**To do:** Quote word for word the lines below, beginning with the first and ending with the one that has "6.0, 3.8, 3.3];". Drop the pictures.

>>>>

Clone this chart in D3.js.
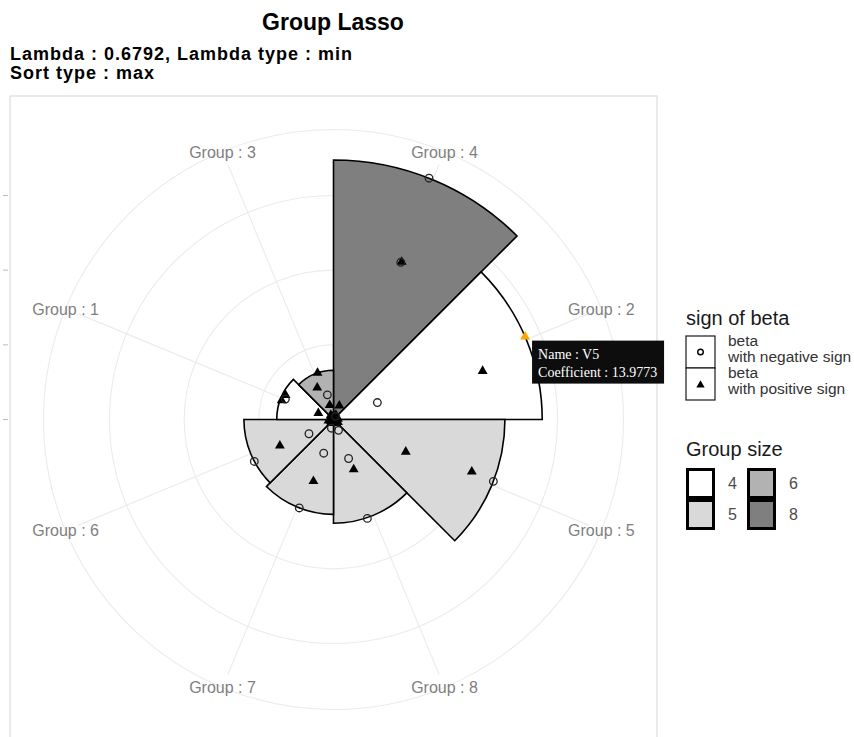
<!DOCTYPE html>
<html>
<head>
<meta charset="utf-8">
<script src="https://cdn.jsdelivr.net/npm/d3@7"></script>
<style>
  body { margin: 0; background: #fff; }
  text { font-family: "Liberation Sans", Arial, sans-serif; }
</style>
</head>
<body>
<div id="chart"></div>
<script>
// groups in plotted (sorted by max) order, clockwise from 12 o'clock
var groups = ["Group : 4", "Group : 2", "Group : 5", "Group : 8", "Group : 7", "Group : 6", "Group : 1", "Group : 3"];
var groupSize = [8, 4, 5, 5, 5, 5, 4, 6];
var groupMax = [17.38, 13.9773, 11.48, 6.95, 6.35, 6.0, 3.8, 3.3];

// one entry per variable: group, coefficient, jitter inside the group band (-0.5..0.5)
var varGroup = [
  "Group : 4", "Group : 4", "Group : 4", "Group : 4", "Group : 4", "Group : 4", "Group : 4", "Group : 4",
  "Group : 2", "Group : 2", "Group : 2", "Group : 2",
  "Group : 5", "Group : 5", "Group : 5", "Group : 5", "Group : 5",
  "Group : 8", "Group : 8", "Group : 8", "Group : 8", "Group : 8",
  "Group : 7", "Group : 7", "Group : 7", "Group : 7", "Group : 7",
  "Group : 6", "Group : 6", "Group : 6", "Group : 6", "Group : 6",
  "Group : 1", "Group : 1", "Group : 1", "Group : 1",
  "Group : 3", "Group : 3", "Group : 3", "Group : 3", "Group : 3", "Group : 3"
];
var varCoef = [
  -17.38, 11.5, -11.45, 1.0, 0.35, 0.2, -0.25, 0.15,
  13.9773, 10.5, -3.15, 0.3,
  -11.48, 9.9, 5.3, 0.35, 0.2,
  -7.0, 3.6, -2.8, -0.8, 0.3,
  -6.35, 4.35, -2.35, -0.6, 0.3,
  -6.0, 4.0, -1.9, 0.35, 0.2,
  3.7, -3.5, 3.6, 1.1,
  3.3, 2.4, -1.7, 1.0, 0.35, 0.2
];
var varJitter = [
  -0.02, 0.02, 0.015, 0.01, 0.1, -0.15, 0.2, 0.3,
  -0.02, 0.1, 0.03, 0.3,
  -0.03, -0.04, 0.035, 0.2, -0.2,
  0.08, 0.01, 0.03, -0.05, -0.25,
  -0.03, -0.1, -0.14, -0.2, 0.25,
  -0.12, -0.08, -0.17, 0.2, -0.25,
  -0.05, 0.01, 0.1, 0.0,
  0.08, -0.1, 0.19, 0.17, -0.2, 0.3
];
var varName = varCoef.map(function (d, i) { return "V" + (i + 1); });
var hoverName = "V9";

var rBreaks = [0, 5, 10, 15];
var sizeLevels = [4, 5, 6, 8];
var sizeFills = ["#ffffff", "#d9d9d9", "#b2b2b2", "#7f7f7f"];

var W = 854, H = 737;
var svg = d3.select("#chart").append("svg").attr("width", W).attr("height", H);

// titles
svg.append("text").attr("x", 333).attr("y", 30).attr("text-anchor", "middle")
  .attr("font-size", 23).attr("font-weight", "bold").text("Group Lasso");
svg.append("text").attr("x", 10).attr("y", 60).attr("letter-spacing", 1)
  .attr("font-size", 18).attr("font-weight", "bold").text("Lambda : 0.6792, Lambda type : min");
svg.append("text").attr("x", 10).attr("y", 79).attr("letter-spacing", 1)
  .attr("font-size", 18).attr("font-weight", "bold").text("Sort type : max");

// panel
var px = 10, py = 96, ps = 647;
var cx = px + ps / 2, cy = py + ps / 2;
svg.append("rect").attr("x", px).attr("y", py).attr("width", ps).attr("height", ps)
  .attr("fill", "none").attr("stroke", "#d4d4d4").attr("stroke-width", 1);

var theta = d3.scaleBand().domain(groups).range([0, 2 * Math.PI]);
var r = d3.scaleLinear().domain([0, 19.42]).range([0, 290]);
var fill = d3.scaleOrdinal().domain(sizeLevels).range(sizeFills);

var g = svg.append("g").attr("transform", "translate(" + cx + "," + cy + ")");

// grid circles
g.selectAll("circle.grid").data(rBreaks.slice(1).concat([r.domain()[1]])).enter()
  .append("circle").attr("class", "grid").attr("r", function (d) { return r(d); })
  .attr("fill", "none").attr("stroke", "#ebebeb").attr("stroke-width", 1.1);

// spokes at group centres
g.selectAll("line.spoke").data(groups).enter().append("line")
  .attr("x1", 0).attr("y1", 0)
  .attr("x2", function (d) { return 276 * Math.sin(theta(d) + theta.bandwidth() / 2); })
  .attr("y2", function (d) { return -276 * Math.cos(theta(d) + theta.bandwidth() / 2); })
  .attr("stroke", "#ebebeb").attr("stroke-width", 1.1);

// r axis ticks on the left (labels fall outside the window)
svg.selectAll("line.rtick").data(rBreaks).enter().append("line")
  .attr("x1", 3).attr("x2", 8)
  .attr("y1", function (d) { return cy - r(d); }).attr("y2", function (d) { return cy - r(d); })
  .attr("stroke", "#bdbdbd");

// group labels
g.selectAll("text.glab").data(groups).enter().append("text")
  .attr("x", function (d) { return 290 * Math.sin(theta(d) + theta.bandwidth() / 2); })
  .attr("y", function (d) { return -290 * Math.cos(theta(d) + theta.bandwidth() / 2) + 6; })
  .attr("text-anchor", "middle").attr("font-size", 16).attr("fill", "#7f7f7f")
  .text(function (d) { return d; });

// bars
var arc = d3.arc().innerRadius(0)
  .outerRadius(function (d, i) { return r(groupMax[i]); })
  .startAngle(function (d) { return theta(d); })
  .endAngle(function (d) { return theta(d) + theta.bandwidth(); });

g.selectAll("path.bar").data(groups).enter().append("path")
  .attr("d", function (d, i) { return arc(d, i); })
  .attr("fill", function (d, i) { return fill(groupSize[i]); })
  .attr("stroke", "#000").attr("stroke-width", 1.6).attr("stroke-linejoin", "miter");

// points
var pts = varCoef.map(function (c, i) {
  var a = theta(varGroup[i]) + theta.bandwidth() * (0.5 + varJitter[i]);
  var rr = r(Math.abs(c));
  return { name: varName[i], coef: c, x: rr * Math.sin(a), y: -rr * Math.cos(a) };
});

var tri = d3.symbol().type(d3.symbolTriangle).size(42);
g.selectAll("path.pos").data(pts.filter(function (d) { return d.coef >= 0; })).enter()
  .append("path")
  .attr("transform", function (d) { return "translate(" + d.x + "," + d.y + ")"; })
  .attr("d", tri)
  .attr("fill", function (d) { return d.name === hoverName ? "#ffa500" : "#000"; });
g.selectAll("circle.neg").data(pts.filter(function (d) { return d.coef < 0; })).enter()
  .append("circle")
  .attr("cx", function (d) { return d.x; }).attr("cy", function (d) { return d.y; })
  .attr("r", 3.8).attr("fill", "none").attr("stroke", "#222").attr("stroke-width", 1.3);

// tooltip for the hovered point
var hp = pts.filter(function (d) { return d.name === hoverName; })[0];
var tip = svg.append("g").attr("transform", "translate(" + (cx + hp.x + 7) + "," + (cy + hp.y + 4) + ")");
tip.append("rect").attr("width", 132).attr("height", 43).attr("fill", "#0d0d0d");
tip.append("text").attr("x", 6).attr("y", 18).attr("fill", "#fff").attr("font-size", 14)
  .style("font-family", "'Liberation Serif', 'Times New Roman', serif").text("Name : V5");
tip.append("text").attr("x", 6).attr("y", 36).attr("fill", "#fff").attr("font-size", 14)
  .style("font-family", "'Liberation Serif', 'Times New Roman', serif")
  .text("Coefficient : " + hp.coef.toFixed(4));

// legend: sign of beta
var lg = svg.append("g").attr("transform", "translate(686,0)");
lg.append("text").attr("x", 0).attr("y", 325).attr("font-size", 20).attr("fill", "#1a1a1a").text("sign of beta");
var signKeys = [{ shape: "circle", l1: "beta", l2: "with negative sign" },
                { shape: "tri", l1: "beta", l2: "with positive sign" }];
signKeys.forEach(function (k, i) {
  var y0 = 336 + i * 32;
  lg.append("rect").attr("x", 0).attr("y", y0).attr("width", 29).attr("height", 32)
    .attr("fill", "#fff").attr("stroke", "#1a1a1a").attr("stroke-width", 1.2);
  if (k.shape === "circle") {
    lg.append("circle").attr("cx", 14.5).attr("cy", y0 + 16).attr("r", 2.8)
      .attr("fill", "none").attr("stroke", "#000").attr("stroke-width", 1.4);
  } else {
    lg.append("path").attr("transform", "translate(14.5," + (y0 + 17) + ")")
      .attr("d", d3.symbol().type(d3.symbolTriangle).size(30)).attr("fill", "#000");
  }
  lg.append("text").attr("x", 42).attr("y", y0 + 10).attr("font-size", 15.5).attr("fill", "#333").text(k.l1);
  lg.append("text").attr("x", 42).attr("y", y0 + 26).attr("font-size", 15.5).attr("fill", "#333").text(k.l2);
});

// legend: group size
lg.append("text").attr("x", 0).attr("y", 456).attr("font-size", 20).attr("fill", "#1a1a1a").text("Group size");
sizeLevels.forEach(function (s, i) {
  var col = Math.floor(i / 2), row = i % 2;
  var x0 = col * 61, y0 = 468 + row * 31;
  lg.append("rect").attr("x", x0 + 1.5).attr("y", y0 + 1.5).attr("width", 26).attr("height", 28)
    .attr("fill", fill(s)).attr("stroke", "#000").attr("stroke-width", 3);
  lg.append("text").attr("x", x0 + 42).attr("y", y0 + 21).attr("font-size", 16).attr("fill", "#4d4d4d").text(s);
});
</script>
</body>
</html>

<<<<

**The result:**
Clone this chart in D3.js.
<!DOCTYPE html>
<html>
<head>
<meta charset="utf-8">
<script src="https://cdn.jsdelivr.net/npm/d3@7"></script>
<style>
  body { margin: 0; background: #fff; }
  text { font-family: "Liberation Sans", Arial, sans-serif; }
</style>
</head>
<body>
<div id="chart"></div>
<script>
// groups in plotted (sorted by max) order, clockwise from 12 o'clock
var groups = ["Group : 4", "Group : 2", "Group : 5", "Group : 8", "Group : 7", "Group : 6", "Group : 1", "Group : 3"];
var groupSize = [8, 4, 5, 5, 5, 5, 4, 6];
var groupMax = [17.38, 13.9773, 11.48, 6.95, 6.35, 6.0, 3.8, 3.3];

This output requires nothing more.